Abigail, the Schemer
October 11, 2010
THE BIBLICAL heroine Abigail, who brought gifts to David in an effort to appease his anger over her husband’s inhospitable behavior, was a cunning temptress whose bows to the Hebrew warrior were deliberately flirtatious. This, in essence, is the view of the author of this brief profile of Abigail in a 2006 book, Great Women of the Bible in Art and Literature. “[S]elf-accusation, imploring, humility and empathy, adoration and the prospect of happiness were part of the coded message of a beautiful and clever woman to a hero and future king,” writes Dorothee Soelle. (p. 75) This is obviously a feminist who sees any traditional woman as suspect, but her words remind me of the view one also finds in the men’s rights movement. A woman wants nothing more than to entrap a man and get him to pay her way. She is incapable of having, as the Old Testament story of Abigail suggests, any higher objectives than self-interest or of caring about truth and virtue for their own sake. In this view, if I were to argue that Abigail spoke out of a love of truth, my argument (the words of a housewife) would be part of the ongoing effort to bring about universal female supremacy.
— Comments —
Terry writes:
I don’t know how this writer surmised that Abigail was a deceptive or calculating woman. Here was a woman married to a fool, the Bible’s characterization not mine. Despite her mean and foolish husband, she went out of her way to protect his property and his very life by throwing herself on David’s mercy and appealing to his godliness. I wonder how this woman came to draw the conclusions she did. Abigail had no way of knowing her husband would die soon or that David would request her hand in marriage when he learned of Nabal’s death. Maybe Ms. Sorelle thinks Abigail “offed” Nabal so that she could be with David.
I imagine the very idea of a woman bowing to and making an earnest appeal to a man was something she found revolting. That’s probably at the root of it.
Laura writes:
If Abigail’s words to David (“my lord fighteth the battles of the Lord, and evil hath not been found in thee all thy days”) were a coded message of seduction then she was a liar and a hypocrite who did not believe what she spoke or in the God of the Israelites. As you say, she did not know her husband was going to die and if she was enticing David, she was explicitly disobedient to God. Certainly then she would not be one of the “great women of the Bible” but a schemer and a phony.
Given that feminists so often glorify women, why would a feminist find Abigail offensive? I think the reason is this: Abigail was faithful to a fool. She was seeking to protect her husband despite his failings.
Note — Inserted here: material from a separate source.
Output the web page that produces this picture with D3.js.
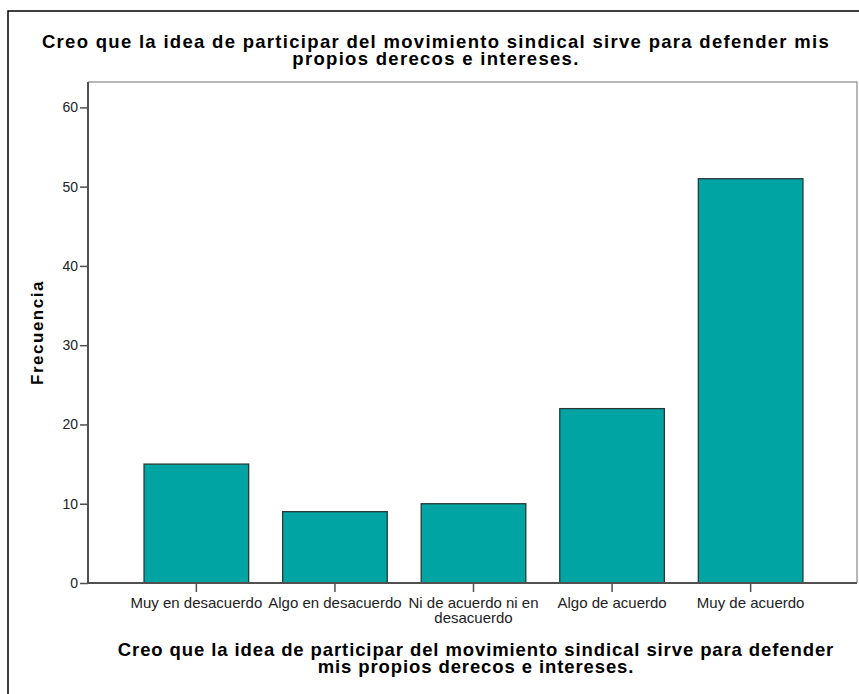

Abigail is offensive precisely because she was not flirting.
Feminists would also despise her piety, her practicality, and her noble submissiveness.
Rita writes:
Sounds like Ms. Soelle is jealous! Pity.
Mark writes:
In 2008, we had our first child, and named her Abigail. We thought it was a cute name, but our choice was sealed by the fact that it was assigned to “a woman of good understanding, and of beautiful countenance” (1 Sam. 25:3).
It’s interesting that her intelligence is mentioned ahead of her beauty. But then, the old and new testament scriptures are filled with women who are praised for their discretion, helpfulness, resourcefulness, fidelity and good sense. Alas, Dorothee Soelle, the feminist whose parents evidently couldn’t spell Dorothy or Dorothea, seems to want to bring her sisters down into the muck, where their intelligence is reduced to clever cunning, used only in the service of cruel carnal ends. One need only open one’s eyes to see what our feminist-inspired culture has spawned — the clever, indiscreet, liberated temptress. And, far from looking in horror at their Frankenstein monster, the modern feminist seems positively to revel in this ugliness.
Michael S. writes:
“Alas, Dorothee Soelle, the feminist whose parents evidently couldn’t spell Dorothy or Dorothea…”
A little due diligence reveals that Dorothee Sölle was, in fact, German — which would explain the non-American spelling of her name.
Wikipedia describes her as “a German liberation theologian and writer who coined the term Christofascism.”
Mark writes:
Thanks to Michael S. for the correction. If I’d have seen the umlaut the first time …
Laura writes:
I also originally misspelled her name.